New GFL portfolio:
98 collection operations, 59 transfer stations, 29 MRFs, 10 organics facilities, 47 landfills and more than 9,000 employees.
North American footprint:
20 U.S. states and every Canadian province except Prince Edward Island
GFL has previewed further solid and liquid waste expansion in existing states, following its successful Canadian growth model, and is now in the upper echelon of major North American service providers. A potential IPO has also not been ruled out for the future.
GFL Environmental has garnered plenty of attention in Canada during its 10-plus year run, but the young company hasn't seemed to break through among a U.S. audience thus far — the 2018 WasteExpo Investor Summit saw CEO Patrick Dovigi speaking to a half-full crowd at 8 a.m. But after the year it's had, everyone will be paying attention.
Following the purchase of Waste Industries and a smaller liquid waste company — in what so far has been the industry's biggest deal of the year — GFL has suddenly gained a foothold in 20 states after previously only operating in Michigan.
"It was a transformational acquisition that really moved us into new geographies," CEO Patrick Dovigi told Waste Dive in an October interview.
"[We] think the market was right for another new entrant, given the amount of disposal capacity that the big four control. We thought there was a nice hole for us to come in behind and tuck in and dig out our small pieces where we saw fit."
Dovigi said the $2.825 billion transaction was especially synergistic because GFL and Waste Industries had both shared backing from HPS Investment Partners and Macquarie Infrastructure Partners in the past. As a result, GFL actually upgraded its back-end system to follow Waste Industries' model, with their respective IT teams working closely together. That, plus the fact that Dovigi and the founding Poole family share similar cultural values, made it appealing for both sides.
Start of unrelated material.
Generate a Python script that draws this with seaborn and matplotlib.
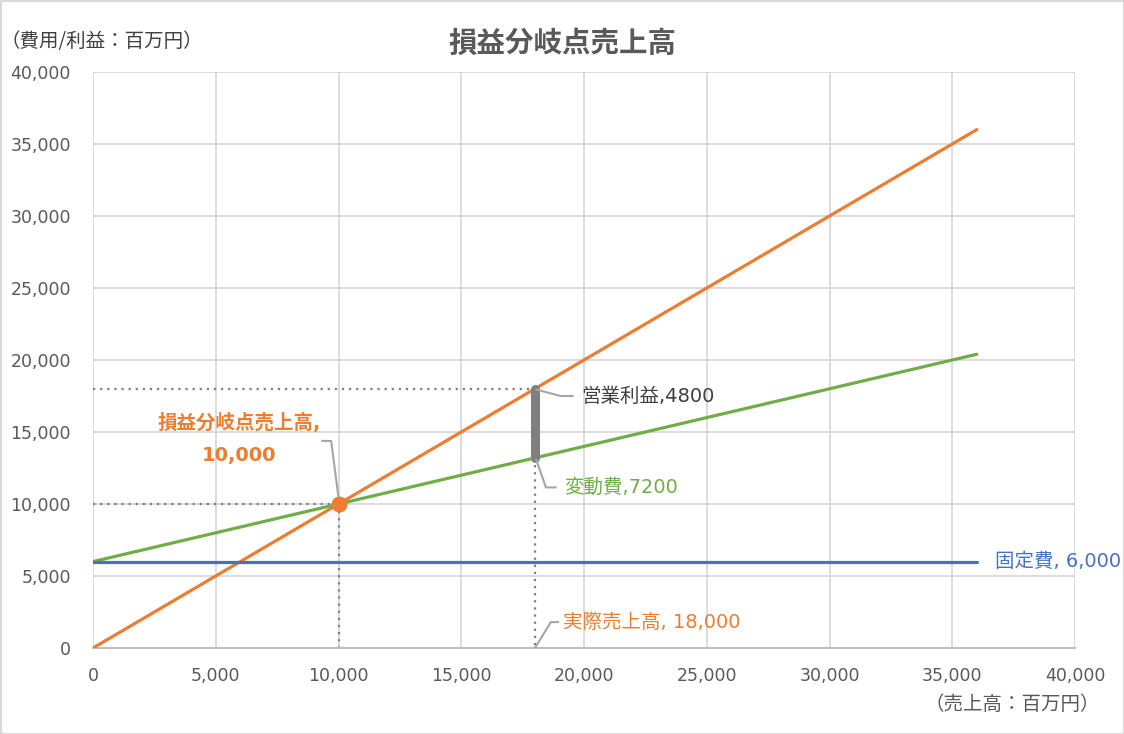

This bold push, combined with the less flashy but still notable purchase of liquid waste company Future Environmental, follows a pattern Dovigi said has served him well in Canada. Similar to GFL's acquisition of National Waste Services in 2008, or its underdog bid to win the first privatized waste contract in Toronto in 2012, or its 2015 purchase of Canadian company Matrec, this latest move jumped it ahead of the pack.
2018 Company Timeline
Plans for an estimated $1B IPO in the spring face new skepticism from ratings agencies
GFL announces a $5.125B recapitalization, backed by BC Partners and Ontario Teachers' Pension Plan, to stay private
GFL announces plans to acquire Waste Industries for $2.825B, along with Future Environmental, expanding U.S. footprint to nearly 20 states.
Aside from maintaining a more decentralized customer service approach, GFL also plans to differentiate itself from national U.S. players in other ways. This means building off experience in Canada by expanding recycling "with the right cost structure" as well as taking a serious look at organics.
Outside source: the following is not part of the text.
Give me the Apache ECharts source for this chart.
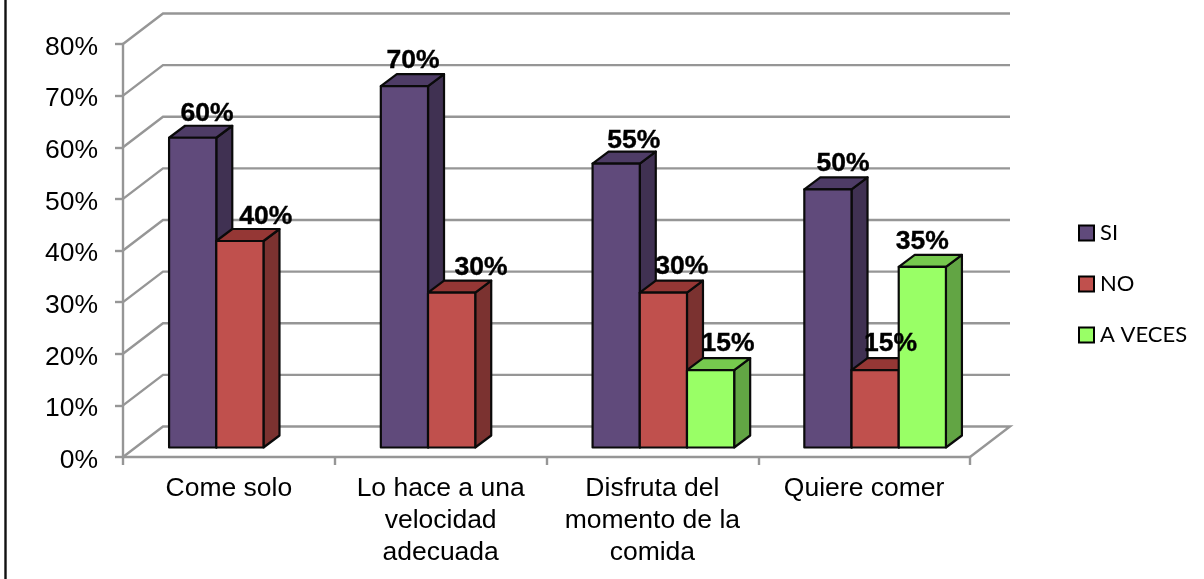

"Us being the largest organics processor in Canada, we think that will yield great results as we selectively diversify our service offerings to a lot of these markets," said Dovigi, who feels some companies have been less focused on this because organic waste can be profitable for gas generation at their landfills. "I think a lot of the bigger companies are strategically trying to lobby against that, but I think we see it coming ... It's not a question of if, it's a question of when."
Asked about future U.S. expansion, Dovigi said he hopes to establish a similar approach to Canada, "where this just becomes like a factory" and growth is self-perpetuating. For now, he says GFL is waiting for that "next wave" and will be ready when the time is right. The same goes for a potential IPO, something the company had been flirting with off-and-on before canceling plans earlier this year.
"[For] now, we're well capitalized, we have a significant amount of equity dollars sitting on the sidelines to continue our M&A program and we have very good support of bond and debt holders of our company, that have continued to support us for the last 10 years. As long as that dynamic continues, I think we'll keep marching on the path that we're on, and we'll pick the most opportune time to focus on an IPO."